Maybe such claims are less contentious because they have to do with phenomena further removed in time and space. The refugee situation in Europe has a deadly immediacy to it, so the uproar is only to be expected. Esben Bøgh Sørensen wrote an excellent piece several months ago, however, rebutting Žižek’s disgraceful remarks about the flow of populations displaced by political and economic strife. It is reproduced with slight grammatical and stylistic edits below. Republishing this article made is all the more timely given that Žižek has since had occasion to reiterate these sentiments, and is reportedly compiling them into a book.

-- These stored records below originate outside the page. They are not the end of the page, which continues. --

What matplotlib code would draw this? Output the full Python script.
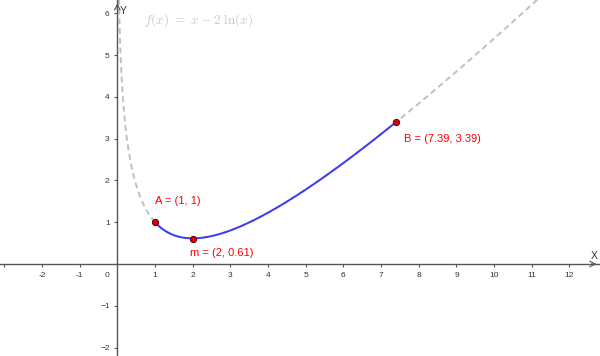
import numpy as np
import matplotlib
matplotlib.use("Agg")
import matplotlib.pyplot as plt

plt.rcParams['mathtext.fontset'] = 'cm'

# f(x) = x - 2 ln(x), highlighted between A and B
x_A, x_B = 1.0, 7.39
pt_names = ['A', 'm', 'B']
pt_x = [1, 2, 7.39]
pt_y = [1, 0.61, 3.39]
pt_labels = ["A = (1, 1)", "m = (2, 0.61)", "B = (7.39, 3.39)"]
xticks = [-3, -2, -1, 1, 2, 3, 4, 5, 6, 7, 8, 9, 10, 11, 12]
yticks = [-2, -1, 1, 2, 3, 4, 5, 6]

xmin, xmax = -3.114, 12.81
ymin, ymax = -2.201, 6.316

def f(x):
    return x - 2 * np.log(x)

fig = plt.figure(figsize=(6, 3.56), dpi=100)
ax = fig.add_axes([0, 0, 1, 1])
ax.set_xlim(xmin, xmax)
ax.set_ylim(ymin, ymax)

axcol = '#555555'
for s in ['top', 'right']:
    ax.spines[s].set_visible(False)
for s in ['left', 'bottom']:
    ax.spines[s].set_position(('data', 0))
    ax.spines[s].set_color(axcol)
    ax.spines[s].set_linewidth(1.0)

ax.set_xticks(xticks)
ax.set_yticks(yticks)
ax.set_xticklabels([str(t) if t > -3 else '' for t in xticks])
ax.tick_params(direction='out', length=2.5, width=0.8, color=axcol,
               labelsize=6, labelcolor='#333333', pad=3)
for lab in ax.get_xticklabels() + ax.get_yticklabels():
    lab.set_family('Liberation Sans')
ax.text(-0.2, -0.2, "0", fontsize=6, color='#333333', family='Liberation Sans',
        ha='right', va='top')

# axis arrows
ax.annotate('', xy=(xmax - 0.02, 0), xytext=(xmax - 0.3, 0),
            arrowprops=dict(arrowstyle='->', color=axcol, lw=0.8))
ax.annotate('', xy=(0, ymax - 0.01), xytext=(0, ymax - 0.3),
            arrowprops=dict(arrowstyle='->', color=axcol, lw=0.8))
ax.text(12.65, 0.2, "X", fontsize=7.5, color='#333333', family='Liberation Sans',
        ha='center', va='center')
ax.text(0.15, 6.05, "Y", fontsize=7.5, color='#333333', family='Liberation Sans',
        ha='center', va='center')

# full function dashed gray
xs = np.linspace(0.03, xmax, 1500)
ax.plot(xs, f(xs), color='#c0c0c0', lw=1.4, ls=(0, (3, 2)), zorder=2)
# highlighted part
xh = np.linspace(x_A, x_B, 500)
ax.plot(xh, f(xh), color='#3c3cf5', lw=1.4, zorder=3)

ax.plot(pt_x, pt_y, 'o', ms=4.5, mfc='#e00000', mec='#500000', mew=0.7, zorder=4)
offsets = [(0.0, 0.51), (-0.07, -0.35), (0.22, -0.40)]
for px, py, lab, (dx, dy) in zip(pt_x, pt_y, pt_labels, offsets):
    ax.text(px + dx, py + dy, lab, fontsize=8, color='#ff0000',
            family='Liberation Sans', ha='left', va='center')

ax.text(0.7, 5.83, r"$f(x)\ =\ x - 2\ \ln(x)$", fontsize=9.5, color='#c8c8c8',
        ha='left', va='center')

fig.savefig("out.png", dpi=100)
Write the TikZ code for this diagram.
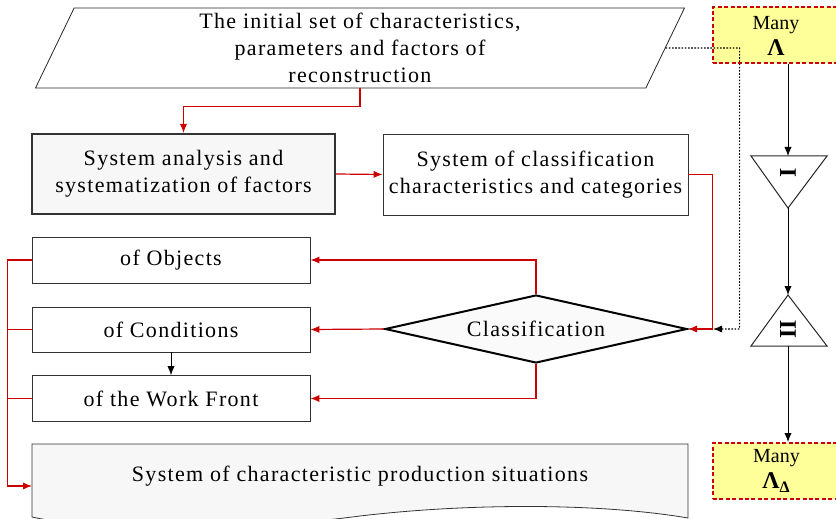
\documentclass[tikz,border=0pt]{standalone}
\usepackage{fontspec}
\setmainfont{Liberation Serif}
\newfontfamily\spacedserif{Liberation Serif}[LetterSpace=6]
\usetikzlibrary {arrows.meta}
\usetikzlibrary{shapes.geometric}

\tikzset{
	txt/.style={font=\spacedserif\fontsize{11}{13.5}\selectfont, align=center, inner sep=0pt},
	box/.style={txt, draw=black!80, fill=white, minimum width=139pt, minimum height=23pt},
	bigbox/.style={txt, draw=black!80, fill=white, minimum width=152.5pt, minimum height=40.5pt},
	many/.style={draw=red!80!black, line width=1pt, dash pattern=on 2pt off 1.2pt, fill={rgb,255:red,255;green,255;blue,153}, minimum width=63.5pt, minimum height=28pt, inner sep=0pt, align=center, font=\fontsize{10}{12}\selectfont},
	redline/.style={draw=red!80!black, line width=0.6pt},
	dotline/.style={dash pattern=on 0.8pt off 0.8pt, line width=0.6pt},
	tri/.style={draw=black!85, line width=0.5pt}
}

\begin{document}
\begin{tikzpicture}[x=0.5pt,y=-0.5pt,>={Latex[length=4.5pt,width=3.6pt]}]
			\clip (0,0) rectangle (836,519);

			\node[txt, draw=black!85, trapezium, trapezium left angle=61, trapezium right angle=119, trapezium stretches body, minimum width=324.5pt, minimum height=40pt] (init) at (360,48)
				{The initial set of characteristics,\\parameters and factors of\\reconstruction};
			\node[bigbox, line width=1pt, fill=black!3, minimum width=151.5pt, minimum height=40pt] (sysan) at (183.5,174) {System analysis and\\systematization of factors};
			\node[bigbox] (sysclass) at (535.5,174.5) {System of classification\\characteristics and categories};

			\node[box] (obj) at (171,260) {of Objects};
			\node[box, minimum height=22.5pt] (cond) at (171,329.5) {of Conditions};
			\node[box] (front) at (171,398.5) {of the Work Front};

			\node[txt, diamond, draw=black, line width=1pt, fill=black!2, aspect=4.4, minimum width=151pt, minimum height=34pt] (classif) at (536,329) {Classification};

			\draw[draw=black!80, fill=black!3] (32,444) -- (688,444) -- (688,518)
				.. controls (600,503) and (470,503) .. (360,516)
				.. controls (240,532) and (90,530) .. (32,517) -- cycle;
			\node[txt] (doc) at (360,476) {System of characteristic production situations};
			\coordinate (docin) at (32,486);

			\node[many] (many1) at (776,35.5) {Many\\[1pt]{\fontsize{12}{12}\selectfont\bfseries Λ}};
			\node[many] (many2) at (776.5,471) {Many\\[1pt]{\fontsize{12}{12}\selectfont\bfseries Λ\textsubscript{Δ}}};

			\draw[tri] (751,156) -- (827,156) -- (788,208) -- cycle;
			\draw[tri] (788,295) -- (827,346) -- (751,346) -- cycle;
			\node[rotate=90, font=\fontsize{12}{12}\selectfont\bfseries] (numI) at (788,173) {I};
			\node[rotate=90, font=\fontsize{12}{12}\selectfont\bfseries] (numII) at (788,329) {II};
			\coordinate (t1top) at (788,156);
			\coordinate (t1tip) at (788,208);
			\coordinate (t2tip) at (788,295);
			\coordinate (t2base) at (788,346);
			\coordinate (join) at (713,329);

			\draw[redline,->] (init.south) -- ++(0,18) -| (sysan.north);
			\draw[redline,->] (sysan.east) -- (sysclass.west);
			\draw[redline,->] (sysclass.east) -- ++(24,0) |- (classif.east);
			\draw[dotline,->] (init.east) -| ++(74,281) -- (join);

			\draw[redline,->] (classif.north) |- (obj.east);
			\draw[redline,->] (classif.west) -- (cond.east);
			\draw[redline,->] (classif.south) |- (front.east);
			\draw[->] (cond.south) -- (front.north);

			\draw[redline,->] (obj.west) -- ++(-24,0) |- (docin);
			\draw[redline] (cond.west) -- ++(-24,0);
			\draw[redline] (front.west) -- ++(-24,0);

			\draw[->] (many1.south -| t1top) -- (t1top);
			\draw[->] (t1tip) -- (t2tip);
			\draw[->] (t2base) -- (many2.north -| t2base);
		\end{tikzpicture}
\end{document}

A couple quick comments, though, before proceeding. Sørensen’s article is far better than, for example, this tedious diatribe featured on the World Socialist Website. Peter Schwarz faults Žižek for making what should be an uncontroversial observation: “The fact that someone is at the bottom, does not make them automatically a voice of morality and justice.” I am not sure how anyone could believe that Marxism is simply about rooting for the underdog, or that it is the secular successor to the Christian doctrine that “the meek shall inherit the earth.”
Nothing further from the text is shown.